Entries with chart source code
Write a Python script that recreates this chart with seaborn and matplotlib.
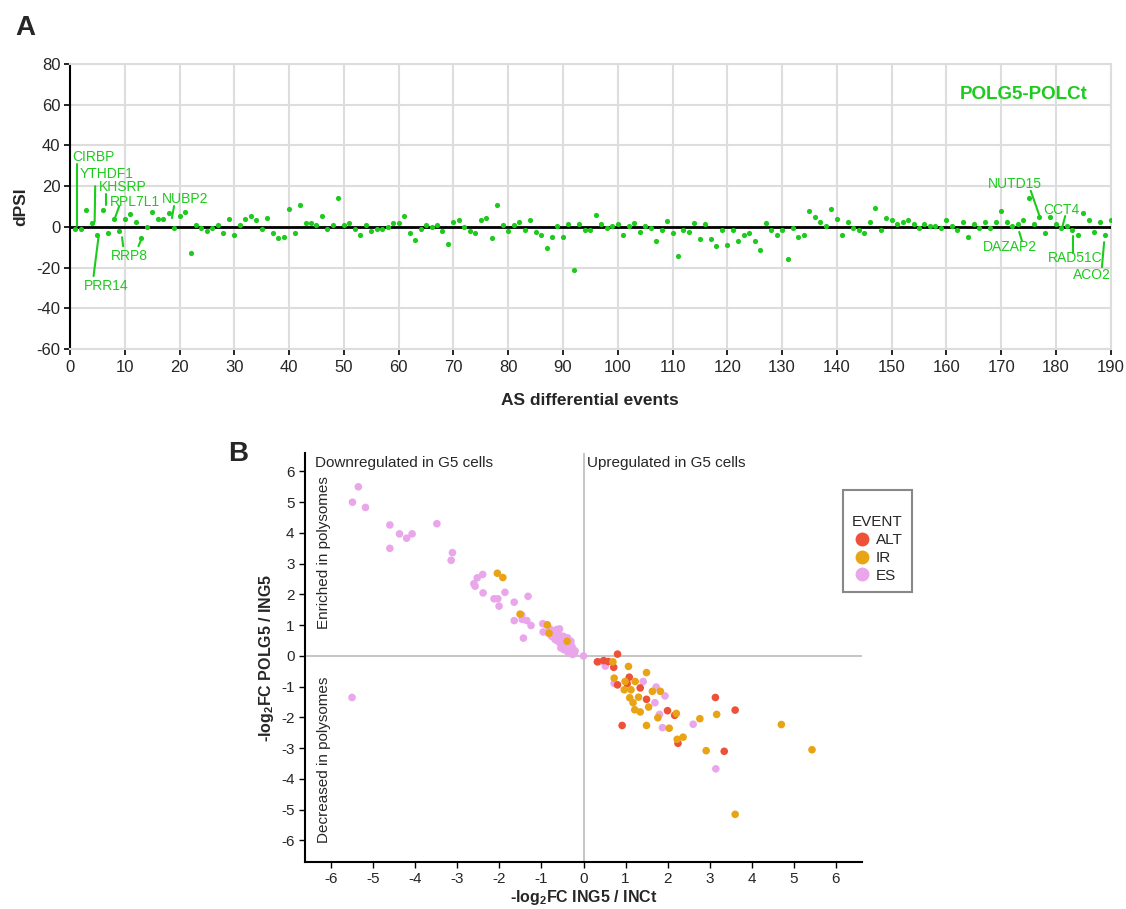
import numpy as np
import pandas as pd
import seaborn as sns
import matplotlib.pyplot as plt
from matplotlib.lines import Line2D

# ---- panel A data: dPSI per AS differential event (1..190)
dpsi = [-1, -1, 8.3, 1.7, -3.8, 8.3, -2.8, 3.7, -2, 3.7,
        6.3, 2.5, -5.3, -0.3, 7.2, 3.7, 3.7, 7, -0.8, 5.3,
        7.5, -13, 0.8, -0.8, -2, -0.8, 0.8, -2.8, 3.7, -4.2,
        0.8, 3.7, 5.4, 3.5, -1.2, 4.5, -2.8, -5.6, -4.8, 8.8,
        -2.8, 10.7, 1.7, 1.7, 0.8, 5.3, -1.2, 0.8, 14.4, 0.8,
        1.7, -1.2, -3.8, 0.8, -2, -1.2, -1.2, -0.2, 1.7, 1.7,
        5.3, -2.8, -6.6, -1.2, 0.8, -0.2, 0.8, -2, -8.4, 2.5,
        3.5, -0.2, -2, -2.8, 3.5, 4.5, -5.6, 10.7, 0.8, -2,
        0.8, 2.5, -1.3, 3.2, -2.3, -4.1, -10.6, -5, 0.5, -5,
        1.3, -21.3, 1.3, -1.5, -1.5, 6, 1.3, -0.5, 0.5, 1.3,
        -4.1, 0.5, 2.1, -2.3, 0.5, -0.5, -6.9, -1.5, 3.1, -3.1,
        -14.2, -1.5, -2.3, 2.1, -6, 1.3, -6, -9.6, -1.5, -8.8,
        -1.5, -6.9, -4.1, -3.1, -6.9, -11.4, 2.1, -1.5, -4.1, -1.5,
        -16, -0.5, -4.8, -4.2, 7.7, 5, 2.3, 0.5, 8.7, 4,
        -4.2, 2.3, -0.5, -1.3, -3.2, 2.3, 9.5, -1.3, 4.2, 3.2,
        1.3, 2.3, 3.2, 1.3, -0.5, 1.3, 0.5, 0.5, -0.5, 3.2,
        0.5, -1.3, 2.3, -5, 1.3, -0.5, 2.3, -0.5, 2.3, 7.8,
        2.3, 0.5, 1.3, 3.2, 14.2, 1.3, 5, -3.2, 5, 1.3,
        -0.5, 0.5, -1.3, -4.2, 6.8, 3.2, -2.3, 2.3, -4.2, 3.2]
events = list(range(1, len(dpsi) + 1))

gene_names = ['CIRBP', 'YTHDF1', 'KHSRP', 'RPL7L1', 'NUBP2', 'PRR14', 'RRP8',
              'NUTD15', 'CCT4', 'DAZAP2', 'RAD51C', 'ACO2']
# label anchor (left, centre) and leader lines, in data units
label_pos = [(0.5, 34.5), (1.8, 26.1), (5.3, 19.5), (7.3, 12.1), (16.8, 13.9),
             (2.6, -29.1), (7.5, -14.4), (167.6, 21.2), (177.7, 8.4),
             (166.6, -10.0), (178.6, -15.4), (183.1, -23.7)]
leaders = [[((1.2, 0.5), (1.2, 30.8))],
           [((4.5, 2.5), (4.6, 20.0))],
           [((6.5, 10.7), (6.5, 16.1))],
           [((9.0, 10.2), (8.2, 4.3))],
           [((19.0, 10.2), (18.6, 4.3))],
           [((5.2, -5.1), (4.3, -24.2))],
           [((9.5, -5.1), (9.7, -9.5)), ((13.1, -5.6), (12.5, -9.5))],
           [((175.4, 17.7), (177.0, 5.4))],
           [((181.7, 5.3), (181.2, 0.3))],
           [((173.3, -2.5), (173.8, -6.9))],
           [((183.1, -4.7), (183.1, -12.6))],
           [((188.8, -7.5), (188.4, -19.8))]]

# ---- panel B data
es_x = [-5.50, -5.36, -5.19, -4.61, -4.61, -4.38, -4.21, -4.08, -3.49, -3.12,
        -3.15, -2.61, -2.58, -2.53, -2.40, -2.39, -2.13, -2.04, -2.01, -1.87,
        -1.65, -1.32, -1.65, -1.47, -1.46, -1.35, -1.25, -1.43, -0.97, -0.88,
        -0.96, -0.80, -0.72, -0.64, -0.57, -0.68, -0.56, -0.48, -0.44, -0.38,
        -0.34, -0.28, -0.24, -0.26, -0.32, -0.40, -0.50, -0.57, -0.64, -0.76,
        -0.84, -0.54, -0.36, -0.30, -0.42, -0.20, -0.48, -0.57, -0.27, -0.22,
        -0.60, -0.70, -0.46, -0.38, 0.00, 0.38, 0.52, 0.73, 1.42, 1.73,
        1.94, 1.70, 1.81, 1.88, 2.61, 3.15, -5.51]
es_y = [5.00, 5.50, 4.83, 4.26, 3.50, 3.97, 3.83, 3.97, 4.30, 3.36,
        3.11, 2.35, 2.27, 2.54, 2.65, 2.05, 1.86, 1.86, 1.62, 2.07,
        1.75, 1.94, 1.15, 1.33, 1.19, 1.15, 0.99, 0.58, 1.05, 1.01,
        0.78, 0.88, 0.70, 0.86, 0.88, 0.54, 0.59, 0.64, 0.48, 0.59,
        0.43, 0.32, 0.21, 0.05, 0.16, 0.26, 0.34, 0.43, 0.51, 0.64,
        0.75, 0.26, 0.10, 0.48, 0.43, 0.16, 0.48, 0.66, 0.25, 0.08,
        0.75, 0.80, 0.20, 0.34, 0.00, -0.19, -0.33, -0.89, -0.83, -1.01,
        -1.30, -1.52, -1.90, -2.33, -2.22, -3.67, -1.35]
ir_x = [-2.05, -1.92, -1.51, -0.86, -0.82, -0.39, 0.70, 1.07, 1.50, 0.73,
        0.99, 1.23, 0.97, 1.13, 1.64, 1.83, 1.10, 1.31, 1.18, 1.55,
        1.22, 1.35, 2.21, 1.77, 2.77, 3.17, 1.50, 2.04, 2.37, 2.23,
        2.92, 4.71, 5.44, 3.61]
ir_y = [2.69, 2.55, 1.36, 1.01, 0.74, 0.48, -0.19, -0.34, -0.54, -0.72,
        -0.83, -0.83, -1.10, -1.10, -1.15, -1.15, -1.36, -1.34, -1.52, -1.66,
        -1.75, -1.82, -1.87, -2.01, -2.04, -1.90, -2.26, -2.35, -2.64, -2.71,
        -3.08, -2.23, -3.05, -5.15]
alt_x = [0.81, 0.33, 0.48, 0.59, 0.72, 1.09, 0.81, 1.04, 1.35, 1.50,
         2.00, 2.17, 0.92, 3.14, 3.61, 2.25, 3.35]
alt_y = [0.06, -0.19, -0.15, -0.18, -0.37, -0.69, -0.94, -0.90, -1.04, -1.41,
         -1.78, -1.93, -2.26, -1.35, -1.76, -2.84, -3.10]
event_types = ['ALT', 'IR', 'ES']
event_colors = ['#EE5038', '#E8A415', '#E9A6EA']

sns.set_theme(style='whitegrid')
plt.rcParams['font.family'] = ['Liberation Sans', 'DejaVu Sans']
plt.rcParams['axes.unicode_minus'] = False
plt.rcParams['mathtext.fontset'] = 'custom'
plt.rcParams['mathtext.rm'] = 'Liberation Sans'
plt.rcParams['mathtext.bf'] = 'Liberation Sans:bold'

green = '#1CCB1C'
W, H = 1126, 909
fig = plt.figure(figsize=(W / 100, H / 100), dpi=100)

# ================= panel A
axA = fig.add_axes([70 / W, 1 - 349 / H, (1110.7 - 70) / W, (349 - 64) / H])
sns.scatterplot(x=events, y=dpsi, ax=axA, color=green, s=14, linewidth=0, zorder=4)
axA.axhline(0, color='black', lw=2, zorder=3)
axA.set_xlim(0, 190)
axA.set_ylim(-60, 80)
axA.set_xticks(range(0, 191, 10))
axA.set_yticks(range(-60, 81, 20))
axA.grid(True, color='#DDDDDD', lw=1.5)
for s in ['top', 'right', 'bottom']:
    axA.spines[s].set_color('#DDDDDD')
    axA.spines[s].set_linewidth(1.5)
axA.spines['left'].set_color('black')
axA.spines['left'].set_linewidth(1.5)
axA.tick_params(axis='y', left=True, length=4, width=1.2, color='black', labelsize=12, pad=3)
axA.tick_params(axis='x', bottom=True, length=4, width=1.2, color='black', labelsize=12, pad=4)
axA.set_xlabel('AS differential events', fontsize=12.5, fontweight='bold', labelpad=13)
axA.set_ylabel('dPSI', fontsize=12.5, fontweight='bold', labelpad=6)
axA.text(162.5, 65, 'POLG5-POLCt', color=green, fontsize=13.5, fontweight='bold',
         va='center', ha='left')
for name, (tx, ty), segs in zip(gene_names, label_pos, leaders):
    axA.text(tx, ty, name, color=green, fontsize=10, va='center', ha='left', zorder=5)
    for (x0, y0), (x1, y1) in segs:
        axA.plot([x0, x1], [y0, y1], color=green, lw=1.5, zorder=5)

# ================= panel B
df = pd.concat([
    pd.DataFrame({'x': es_x, 'y': es_y, 'EVENT': 'ES'}),
    pd.DataFrame({'x': alt_x, 'y': alt_y, 'EVENT': 'ALT'}),
    pd.DataFrame({'x': ir_x, 'y': ir_y, 'EVENT': 'IR'}),
], ignore_index=True)

axB = fig.add_axes([305 / W, 1 - 862 / H, (862 - 305) / W, (862 - 453) / H])
axB.axhline(0, color='#BBBBBB', lw=1.2, zorder=1)
axB.axvline(0, color='#BBBBBB', lw=1.2, zorder=1)
sns.scatterplot(data=df, x='x', y='y', hue='EVENT', hue_order=event_types,
                palette=event_colors, s=30, linewidth=0, ax=axB, zorder=3)
axB.set_xlim(-6.63, 6.63)
axB.set_ylim(-6.7, 6.6)
axB.set_xticks(range(-6, 7))
axB.set_yticks(range(-6, 7))
axB.grid(False)
axB.spines['top'].set_visible(False)
axB.spines['right'].set_visible(False)
for s in ['left', 'bottom']:
    axB.spines[s].set_color('black')
    axB.spines[s].set_linewidth(1.5)
axB.tick_params(left=True, bottom=True, length=4, width=1, color='black', labelsize=11)
axB.set_xlabel(r'-log$_\mathbf{2}$FC ING5 / INCt', fontsize=11.5, fontweight='bold', labelpad=1)
axB.set_ylabel(r'-log$_\mathbf{2}$FC POLG5 / ING5', fontsize=11.5, fontweight='bold', labelpad=4)
axB.text(-6.39, 6.28, 'Downregulated in G5 cells', fontsize=11, va='center', ha='left')
axB.text(0.08, 6.28, 'Upregulated in G5 cells', fontsize=11, va='center', ha='left')
axB.text(-6.18, 3.36, 'Enriched in polysomes', fontsize=11, rotation=90, va='center', ha='center')
axB.text(-6.18, -3.39, 'Decreased in polysomes', fontsize=11, rotation=90, va='center', ha='center')

handles = [Line2D([], [], marker='o', ls='', markersize=10, markerfacecolor=c,
                  markeredgewidth=0) for c in event_colors]
leg = axB.legend(handles, event_types, title='\nEVENT', loc='upper left',
                 bbox_to_anchor=(843 / W, 1 - 490 / H), bbox_transform=fig.transFigure,
                 frameon=True, fancybox=False, edgecolor='#888888', framealpha=1,
                 fontsize=11, title_fontsize=11, borderpad=0.6, labelspacing=0.25,
                 handletextpad=0.3, handlelength=1.2, borderaxespad=0)
leg.get_frame().set_linewidth(1.5)

fig.text(15 / W, 1 - 28 / H, 'A', fontsize=20, fontweight='bold', va='center')
fig.text(228 / W, 1 - 454 / H, 'B', fontsize=20, fontweight='bold', va='center')

fig.savefig('out.png', dpi=100)
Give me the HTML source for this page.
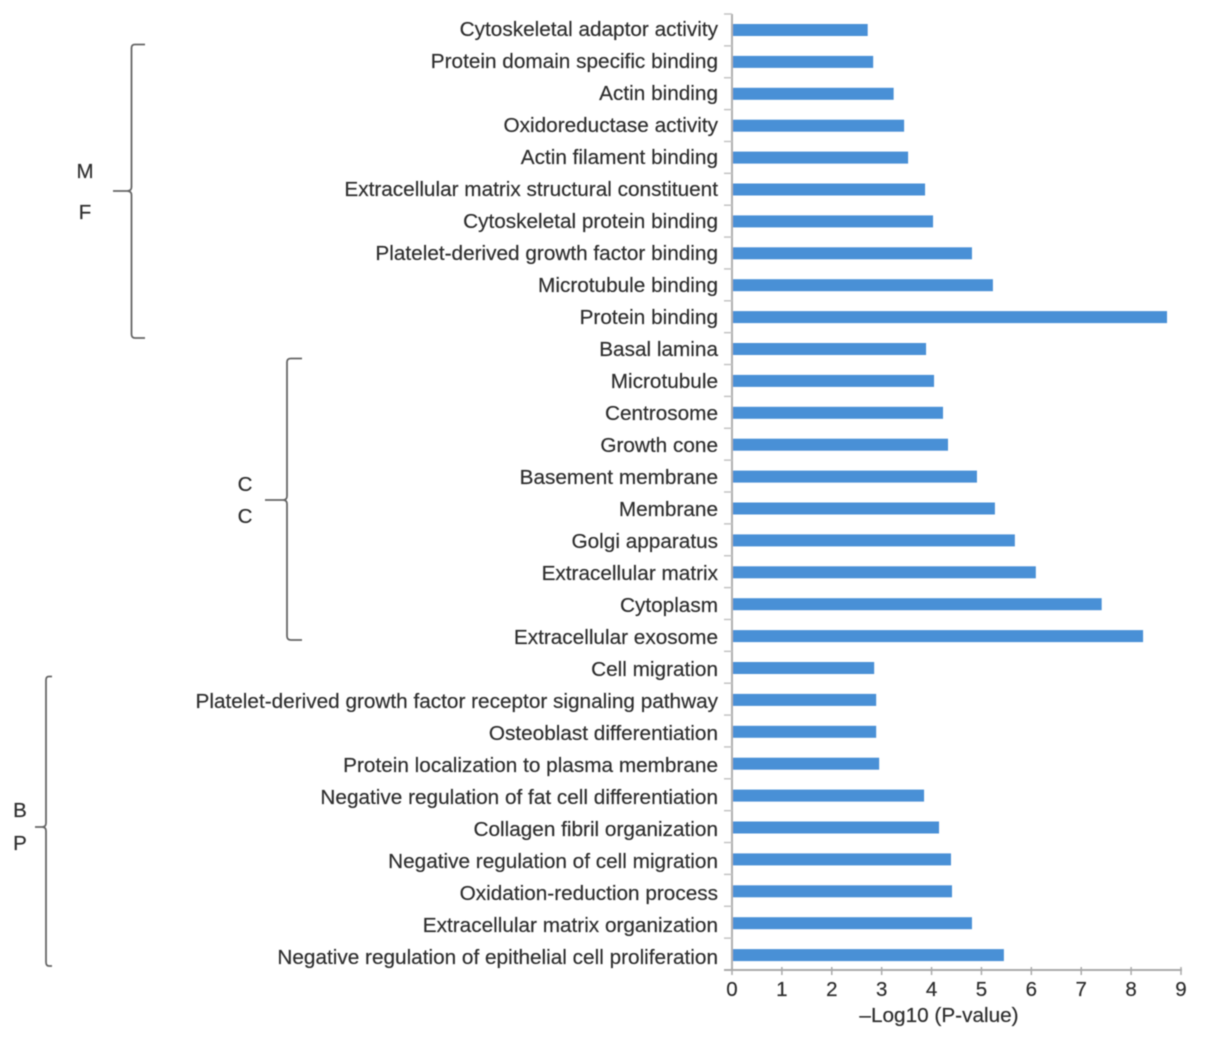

# Your task:
Tell how many lines in the material above include the word "this", giving the number only.

# Task result:
2